First performed by New York City Ballet on 16 May 1974, Dybbuk was hailed as Bernstein's best work in a decade, yet failed to establish itself in the repertory. Bernstein arranged the music into two separate suites, of which he gave the première with the New York Philharmonic Orchestra in April 1975. This recording offers a rare opportunity to hear the ballet as originally conceived, in which the concept of dualities central to Ansky's drama, notably that of the 'true' (i.e. spiritual) world versus the human world, is most pertinently conveyed.
Different in every respect is the ballet Fancy Free, first seen in New York on 18 April 1944 and which brought Bernstein his first big public success. Yet for all its sophisticated chic, Fancy Free is almost symphonically conceived in the way that its seven sections all merge into a coherent entity, each of them informed by aspects of the ebullient theme heard at the outset of the ballet. Before curtain up, the sound of a juke box playing the blues number Big Stuff, originally sung by Billie Holiday, can be heard. Set in wartime America, the scene is a New York side-street bar, into which three sailors raucously emerge. On leave in the city for just 24 hours, they are on the lookout for girls: the story of how they meet one, then another, fight over and lose them, then pursue a third, is the scenario on which the ballet is based.

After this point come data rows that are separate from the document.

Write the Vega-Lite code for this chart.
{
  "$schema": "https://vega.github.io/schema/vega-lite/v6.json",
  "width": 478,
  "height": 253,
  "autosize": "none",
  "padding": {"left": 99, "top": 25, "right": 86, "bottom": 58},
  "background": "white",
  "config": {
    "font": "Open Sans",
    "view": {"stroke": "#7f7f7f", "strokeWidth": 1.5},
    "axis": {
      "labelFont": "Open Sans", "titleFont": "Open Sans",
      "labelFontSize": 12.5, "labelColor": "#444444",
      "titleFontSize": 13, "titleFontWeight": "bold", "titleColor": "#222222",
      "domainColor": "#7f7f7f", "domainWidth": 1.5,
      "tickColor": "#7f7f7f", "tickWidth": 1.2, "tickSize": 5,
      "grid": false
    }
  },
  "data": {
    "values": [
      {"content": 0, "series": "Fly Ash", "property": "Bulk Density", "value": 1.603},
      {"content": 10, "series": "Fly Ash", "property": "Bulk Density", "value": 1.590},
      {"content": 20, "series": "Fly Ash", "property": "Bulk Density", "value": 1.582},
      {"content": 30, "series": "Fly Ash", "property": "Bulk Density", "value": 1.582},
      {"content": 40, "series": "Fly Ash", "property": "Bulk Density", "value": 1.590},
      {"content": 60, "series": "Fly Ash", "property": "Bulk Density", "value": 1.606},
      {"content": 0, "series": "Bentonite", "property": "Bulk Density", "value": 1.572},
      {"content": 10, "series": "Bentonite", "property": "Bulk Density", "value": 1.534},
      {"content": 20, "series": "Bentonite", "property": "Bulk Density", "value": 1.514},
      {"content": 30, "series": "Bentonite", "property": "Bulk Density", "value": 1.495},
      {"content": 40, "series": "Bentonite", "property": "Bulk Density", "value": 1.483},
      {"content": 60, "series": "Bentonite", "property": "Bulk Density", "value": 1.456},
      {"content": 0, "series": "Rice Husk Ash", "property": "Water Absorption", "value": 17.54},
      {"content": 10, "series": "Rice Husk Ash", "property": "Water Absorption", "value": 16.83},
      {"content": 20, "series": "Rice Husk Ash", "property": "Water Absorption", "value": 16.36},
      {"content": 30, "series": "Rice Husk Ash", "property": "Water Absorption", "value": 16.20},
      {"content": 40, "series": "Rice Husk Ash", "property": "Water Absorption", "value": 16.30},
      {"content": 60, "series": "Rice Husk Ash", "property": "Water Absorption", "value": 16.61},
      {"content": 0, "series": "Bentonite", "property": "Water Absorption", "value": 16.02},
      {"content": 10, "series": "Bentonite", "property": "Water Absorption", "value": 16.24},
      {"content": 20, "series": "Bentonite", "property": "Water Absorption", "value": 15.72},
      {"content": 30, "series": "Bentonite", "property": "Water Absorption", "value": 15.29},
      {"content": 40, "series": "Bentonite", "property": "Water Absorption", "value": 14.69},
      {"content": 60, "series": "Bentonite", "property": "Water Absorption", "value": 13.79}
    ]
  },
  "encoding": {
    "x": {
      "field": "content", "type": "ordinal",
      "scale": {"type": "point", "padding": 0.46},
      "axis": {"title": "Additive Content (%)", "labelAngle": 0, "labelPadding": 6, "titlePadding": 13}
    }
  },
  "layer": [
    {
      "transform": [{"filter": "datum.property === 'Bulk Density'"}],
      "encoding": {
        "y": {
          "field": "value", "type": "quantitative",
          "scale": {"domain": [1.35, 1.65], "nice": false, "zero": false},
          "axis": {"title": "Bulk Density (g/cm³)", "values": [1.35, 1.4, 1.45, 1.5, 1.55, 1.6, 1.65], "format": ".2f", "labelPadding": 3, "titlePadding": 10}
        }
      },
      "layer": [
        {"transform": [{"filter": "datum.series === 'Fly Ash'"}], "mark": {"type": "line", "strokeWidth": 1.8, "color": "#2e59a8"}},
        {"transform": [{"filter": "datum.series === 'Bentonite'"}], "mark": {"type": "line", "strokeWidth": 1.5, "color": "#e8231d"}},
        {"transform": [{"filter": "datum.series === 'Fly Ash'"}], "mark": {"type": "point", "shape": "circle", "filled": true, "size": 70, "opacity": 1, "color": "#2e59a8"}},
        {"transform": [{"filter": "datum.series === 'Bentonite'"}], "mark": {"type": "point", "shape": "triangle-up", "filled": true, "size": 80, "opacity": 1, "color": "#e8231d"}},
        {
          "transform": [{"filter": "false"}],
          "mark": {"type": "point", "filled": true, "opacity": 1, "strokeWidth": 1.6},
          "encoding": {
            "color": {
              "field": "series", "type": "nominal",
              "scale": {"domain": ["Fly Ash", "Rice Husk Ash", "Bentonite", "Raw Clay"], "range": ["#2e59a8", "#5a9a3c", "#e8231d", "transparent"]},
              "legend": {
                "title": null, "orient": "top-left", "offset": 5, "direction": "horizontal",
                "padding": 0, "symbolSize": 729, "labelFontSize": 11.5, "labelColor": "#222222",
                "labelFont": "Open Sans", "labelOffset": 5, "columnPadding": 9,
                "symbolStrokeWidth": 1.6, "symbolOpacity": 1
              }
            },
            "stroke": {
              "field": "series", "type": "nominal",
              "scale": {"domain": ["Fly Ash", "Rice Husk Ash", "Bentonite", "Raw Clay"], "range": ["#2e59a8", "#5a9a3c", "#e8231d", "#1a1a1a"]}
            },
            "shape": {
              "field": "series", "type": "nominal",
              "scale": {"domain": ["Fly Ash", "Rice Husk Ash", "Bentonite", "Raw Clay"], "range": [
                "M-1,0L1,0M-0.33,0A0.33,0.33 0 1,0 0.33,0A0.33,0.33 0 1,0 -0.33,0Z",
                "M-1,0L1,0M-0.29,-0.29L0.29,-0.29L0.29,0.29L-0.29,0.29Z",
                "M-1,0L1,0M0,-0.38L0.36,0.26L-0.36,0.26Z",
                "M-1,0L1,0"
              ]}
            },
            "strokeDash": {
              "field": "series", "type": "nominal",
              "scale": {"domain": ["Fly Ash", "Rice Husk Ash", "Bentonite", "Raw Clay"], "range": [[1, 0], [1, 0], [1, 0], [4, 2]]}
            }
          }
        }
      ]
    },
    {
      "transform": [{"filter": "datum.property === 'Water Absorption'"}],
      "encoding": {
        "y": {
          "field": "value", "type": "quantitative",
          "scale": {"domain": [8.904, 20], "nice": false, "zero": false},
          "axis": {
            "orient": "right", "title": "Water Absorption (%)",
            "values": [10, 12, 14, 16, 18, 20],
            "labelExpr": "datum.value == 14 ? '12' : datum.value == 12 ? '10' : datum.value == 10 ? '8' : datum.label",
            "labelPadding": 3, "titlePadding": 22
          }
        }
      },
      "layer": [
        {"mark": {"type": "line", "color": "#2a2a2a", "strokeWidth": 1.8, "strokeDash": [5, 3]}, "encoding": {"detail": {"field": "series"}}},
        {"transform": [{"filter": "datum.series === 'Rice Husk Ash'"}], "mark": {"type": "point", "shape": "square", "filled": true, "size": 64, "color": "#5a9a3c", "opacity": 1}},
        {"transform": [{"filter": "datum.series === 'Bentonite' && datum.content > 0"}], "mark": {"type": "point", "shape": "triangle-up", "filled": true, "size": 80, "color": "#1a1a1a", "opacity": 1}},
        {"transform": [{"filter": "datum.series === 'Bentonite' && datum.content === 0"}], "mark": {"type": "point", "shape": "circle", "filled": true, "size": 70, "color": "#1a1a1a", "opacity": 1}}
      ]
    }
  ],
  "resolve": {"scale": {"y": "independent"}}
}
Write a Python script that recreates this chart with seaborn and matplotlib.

Enter Three Sailors features jaunty contributions from piano, allotted a concertante rôle throughout much of the score, and percussion, adding greatly to the breezy atmosphere. At length this dies down into Scene at the Bar, where woodwind and strings have the effect of expectantly marking time. Enter Two Girls is a raunchy number with solo piano continuing nonchalantly in the background, and which aptly evokes two males and two females intently sizing each other up. There follows a Pas de Deux, beginning hesitantly, then gaining in conviction as it combines the plaintive and the smoochy with knowing style.
This evolves into Competition Scene, the music taking on new urgency as the protagonists engage in a confrontational foursome. It moves into three set-pieces. Variation 1 (Galop) is a bracing number which features much hectic syncopation for brass and strings. Variation 2 (Waltz) is a lilting number that takes on a more forceful demeanour at its height. Variation 3 (Danzón) is a rhythmical and subtly-inflected number which evokes both the urbanity and earthiness of Cuban dance music. This leads into Finale, which brings the musical and narrative concerns of the ballet to a climax, an ominous passage for woodwind and solo strings indicating the emotional stalemate of the four characters. The bar music resumes on piano and percussion as if nothing had taken place, before a brass-dominated outburst, implying new amorous adventures, concludes the ballet in decisive fashion.